# Negative energy in griffiths

1. Sep 23, 2007

### CPL.Luke

so I am studying the delta potential now and I notice that griffiths defines scattering and bound states as cases where E>0 and E<0 respectively. but I have to ask if you have a positive potential, then how an you have negative energy?

2. Sep 23, 2007

### cesiumfrog

Isn't this another of the many cases in which it is completely arbitrary where you define the energy to be zero, since only the difference between successive energy levels has any physical meaning?

3. Sep 23, 2007

### meopemuk

Positive potential corresponds to repulsion, so it cannot have bound (negative energy) states. All attractive potentials (e.g., in the hydrogen atom) are negative.

Eugene.

4. Sep 24, 2007

### CPL.Luke

this is where I'm wondering wether or not he was just demonstrating the concept of a bound state by using a negative energy value (the potential where he did this most blatantly was the positive dirac delta potential) however its a common theme in the succesive sections for him to say that a scattering state is a state with positive energy, and a bound state is one with negative energy.

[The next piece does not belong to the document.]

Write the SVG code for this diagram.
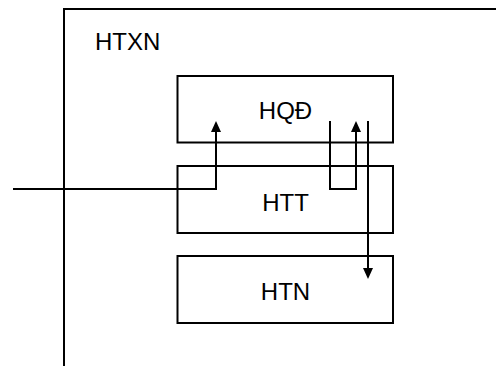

as I didn't like this definition I've been using one where a bound state is any state where the energy of the particle would be classically unable to exceed the potential barrier.

for instance in the positive step potential if the the wavicle has energy less than v then it will exponentially decay after the step, whic would be the "bound state" whereas the scattering state would be the one with energy greater than v.

5. Sep 24, 2007

### meopemuk

There is a convention that a (inconsequential) constant term is aded to any potential, so as to make sure that the value of the potential at infinity is zero. Only with this condition it is correct to say that bound states have negative energy and scattering states have positive energy.

Eugene.

6. Oct 24, 2007

### blechman

Quite so. More generally, and without caring about where the zero of your energy axis is, it is $E-V_{\rm max}$ that must be positive (free state) or negative (bound state), where $V_{\rm max}$ is the maximum value of the potential.